Castle Sused was abandoned at the beginning of the 17th ct: according to one theory, it has burnt down, according to the other, it hasn’t … and its real destiny might be reveled by some future excavations.
Later, the estate often passes from one proprietor to another and, at one moment, its owners are noble family Sermage who hold the title “de Szomszedvar” (of Sused).

And now, when we know what we are talking about, it’s time for some critics :-)

It’s a real disgrace, outrage how seldom the castle is cleaned of vegetation. Once I have brought a friend from Europe to see the castle and when we got there, I wanted to die of shame! Due to the overgrown vegetation, it wasn’t possible to enter the castle. The grass and bushes were almost over our heads so, who likes it, be my guest, but us, no thanks! I don’t even want to imagine the number of ticks and other beasts that were waiting for a “fresh meat” to show up. Authorities should put to work their employees who cut tree branches and mow lawns to do more working and less goofing off, or in other words: to work more than five minutes after which they sleep at least 30 minutes in their little tractors (and I’m not telling stories here, these are the facts I’ve eye witnessed many times). It should be the other way around: they should work for 2-3 hours and then take a 5/10-minute rest. And then, how could we expect for more people to visit Sused when they can’t even walk about the place they came to see. So typically Croatian.
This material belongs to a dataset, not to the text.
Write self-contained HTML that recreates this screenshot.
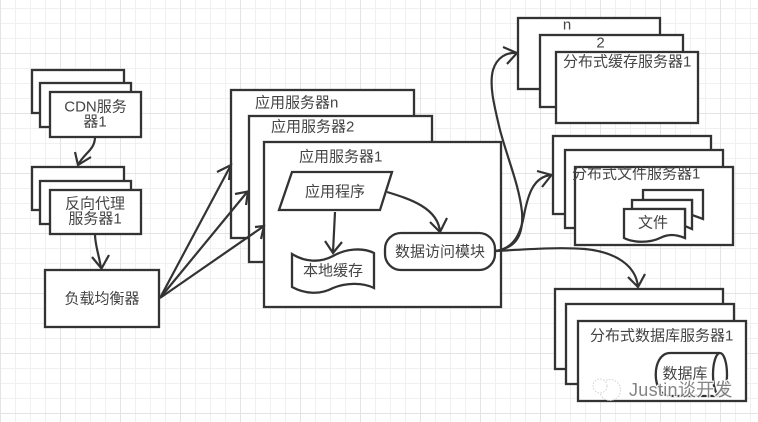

And the state of the walls, we shouldn’t discuss it at all. At every step there is a danger of a stone falling onto your head. No warnings anywhere, and the absence of the warning for the well in the courtyard is the funniest part. If you don’t know where it is, and if it’s covered with vegetation, and if you don’t watch your step, you can easily fall into it. It’s not a very deep hole, but it’s enough for you to break your leg – people have broken thousands of legs walking on the normal asphalt roads! But don’t let all this to talk you out of the idea to visit Sused. Go, take a look and see for yourself what we are letting to “rot” in the back yard of our capital.
And at the end we can only wish Sused a brighter future with more maintenance and wall conservation, with more visitors, better representation in Zagreb’s tourist offers and final step out from the shadow of “big brother” Medved.